More resources are needed for health and health facilities, pharmaceuticals and medical equipment.
A crisis provides the necessity and opportunity to reform. We now have not one but three crises of a virus-hit economy, expensive crude oil and war threats at multiple global locations. As a patriotic citizen, honest taxpayer and conscientious voter, I have the following humble suggestions to make to reduce Budget deficit and inflation so that more resources become available for health and other essential services mentioned at the end:
1. To improve tax compliance, simplify tax structure and make it easy for both direct and indirect taxpayers and entities of all categories to file their tax returns. A simple process should make it possible to automate assessment and provide online refunds immediately without manual intervention, thus also reducing staff requirement. The tax authorities can then focus on big data, analytics and artificial intelligence to ferret out tax evaders and thus improve upon the abysmally low percentage of population in the tax net. Quick resolution of tax disputes without legal recourse is essential for ease of doing business. An incentive like a cashback or a government services priority pass or a unique reward should be offered to honest taxpayers for early correct payment of taxes and filing of returns.
2. The grey economy needs to be drawn into the formal economy. While GST has been a major reform, demonetisation hit the terrorists and Naxalites, but was less effective against black money because most of the unaccounted wealth is hidden as gold and land assets, often benami. Regulation of gold trade and money lending; digitisation of land records and proof of source of funds would gradually reduce this problem.

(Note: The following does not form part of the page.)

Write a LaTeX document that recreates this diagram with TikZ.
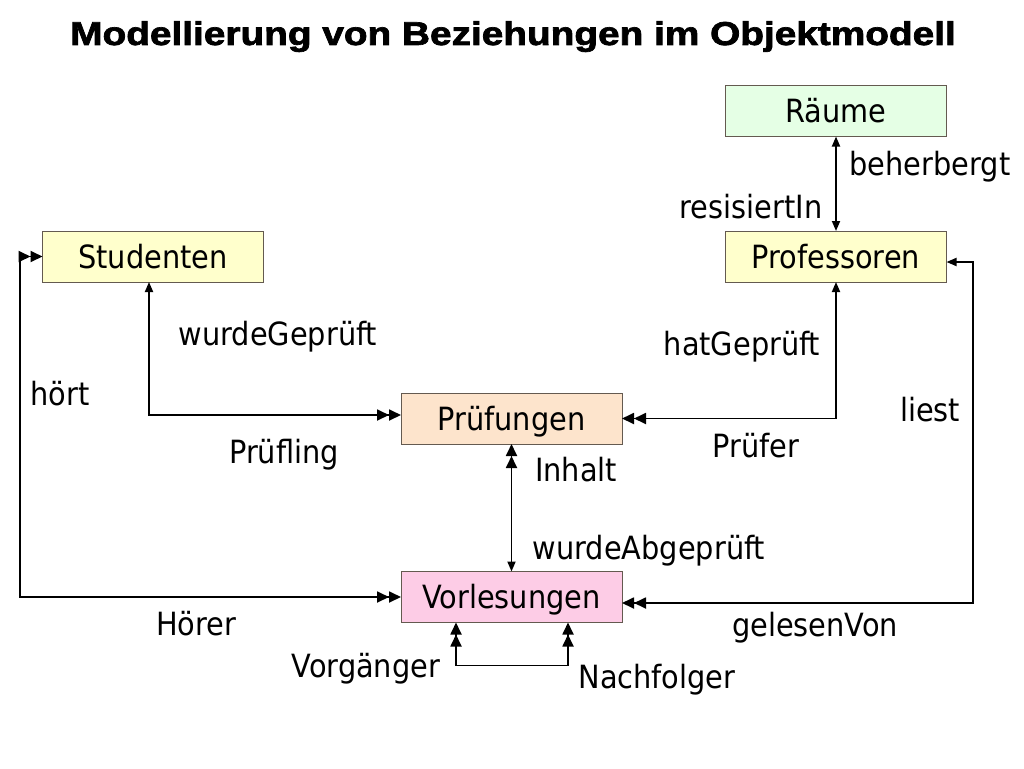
\documentclass[tikz,border=0pt]{standalone}
\usepackage{fontspec}
\setmainfont{DejaVu Sans Condensed}
\newfontfamily\titlefont[BoldFeatures={FakeBold=2}]{Liberation Sans}
\usetikzlibrary{arrows.meta}
\definecolor{cgreen}{RGB}{229,255,229}
\definecolor{cyellow}{RGB}{255,255,204}
\definecolor{cpeach}{RGB}{253,228,204}
\definecolor{cpink}{RGB}{253,204,230}
\definecolor{cborder}{RGB}{100,90,80}
\begin{document}
\begin{tikzpicture}[x=1pt,y=-1pt,
  every node/.style={inner sep=0pt, outer sep=0pt},
  lbl/.style={font=\fontsize{32}{36}\selectfont, text height=23.3pt, text depth=0pt, anchor=center},
  box/.style={draw=cborder, line width=1pt, minimum width=221pt, minimum height=51pt,
    font=\fontsize{32}{36}\selectfont, text height=23.3pt, text depth=0pt},
  conn/.style={line width=1.8pt, black},
  ss/.style={arrows={Triangle[length=10pt,width=8pt]-Triangle[length=10pt,width=8pt]}},
  sd/.style={arrows={Triangle[length=10pt,width=8pt]-Triangle[length=12pt,width=11pt] Triangle[length=12pt,width=11pt]}},
  ds/.style={arrows={Triangle[length=12pt,width=11pt] Triangle[length=12pt,width=11pt]-Triangle[length=10pt,width=8pt]}},
  dd/.style={arrows={Triangle[length=12pt,width=11pt] Triangle[length=12pt,width=11pt]-Triangle[length=12pt,width=11pt] Triangle[length=12pt,width=11pt]}}
]
\useasboundingbox (0,0) rectangle (1024,768);
\fill[white] (0,0) rectangle (1024,768);

\node[font=\titlefont\bfseries\fontsize{33}{38}\selectfont, text height=24pt, text depth=0pt] (title) at (513,33)
  {\scalebox{1.175}[1]{Modellierung von Beziehungen im Objektmodell}};

\node[box, fill=cgreen] (raeume) at (836,111) {Räume};
\node[box, fill=cyellow] (prof) at (836,256.5) {Professoren};
\node[box, fill=cyellow] (stud) at (153,256.5) {Studenten};
\node[box, fill=cpeach] (pruef) at (511.5,418.5) {Prüfungen};
\node[box, fill=cpink] (vorl) at (511.5,597) {Vorlesungen};

\coordinate (hl) at (20,256.5);
\coordinate (lr) at (973,262);

% Räume <-> Professoren
\draw[conn, ss] (raeume.south) -- (prof.north);
% Studenten - Prüfungen
\draw[conn, sd] ([xshift=-4pt]stud.south) |- ([yshift=3.5pt]pruef.west);
% Professoren - Prüfungen
\draw[conn, sd] (prof.south) |- (pruef.east);
% Prüfungen - Vorlesungen
\draw[conn, ds] (pruef.south) -- (vorl.north);
% hört / Hörer
\draw[conn, dd] (stud.west) -- (hl) |- (vorl.west);
% liest / gelesenVon
\draw[conn, sd] ([yshift=-5.5pt]prof.east) -- (lr) |- ([yshift=-6pt]vorl.east);
% Vorgänger / Nachfolger
\draw[conn, dd] ([xshift=-55.5pt]vorl.south) -- ++(0,43) -| ([xshift=56.5pt]vorl.south);

\node[lbl] (l1) at (930,164) {beherbergt};
\node[lbl] (l2) at (751,207) {resisiertIn};
\node[lbl] (l3) at (278,334) {wurdeGeprüft};
\node[lbl] (l4) at (60,394) {hört};
\node[lbl] (l5) at (284,452) {Prüfling};
\node[lbl] (l6) at (742,344) {hatGeprüft};
\node[lbl] (l7) at (930,410) {liest};
\node[lbl] (l8) at (756,446) {Prüfer};
\node[lbl] (l9) at (576,470) {Inhalt};
\node[lbl] (l10) at (649,548) {wurdeAbgeprüft};
\node[lbl] (l11) at (196,624) {Hörer};
\node[lbl] (l12) at (815,625) {gelesenVon};
\node[lbl] (l13) at (366,666) {Vorgänger};
\node[lbl] (l14) at (657,677) {Nachfolger};
\end{tikzpicture}
\end{document}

3. Corruption is a cancer that destroys the economy. Transparent crowd sourced or public financed electioneering expenses and disqualification of unethical candidates and their proxies through an efficient quasi-judicial mechanism under the election commission is necessary. Corruption otherwise gets institutionalised from the top.
4. Petroleum import is the biggest contributor to inflation, trade deficit and pollution. Other than the present shift towards green energy, policy reform and financial incentives are needed to find green alternatives to petroleum derived products like plastics, petrochemicals and fertilisers.
5. Food grains, fruits and vegetables wastage can be tackled by setting up farmer cooperatives similar to milk cooperatives. These will help farmers with better inputs, training, cold storage, logistics, better returns, while controlling food price inflation and helping consumers. India can be a major food and seafood exporter.
Expenditure has been reduced by sealing leakages through direct payment to individuals and cutting subsidies and privatisation of PSUs. More resources are needed for health and health facilities, pharmaceuticals and medical equipment. Employment generation needs to be increased by allocating resources for education and skilling, infrastructure and logistics, agriculture technology and food processing, textiles and garments, strategic industries and defence production.
Dr P.S.Venkatesh Rao, is Consultant Endocrine, Breast & Laparoscopic Surgeon, Bengaluru.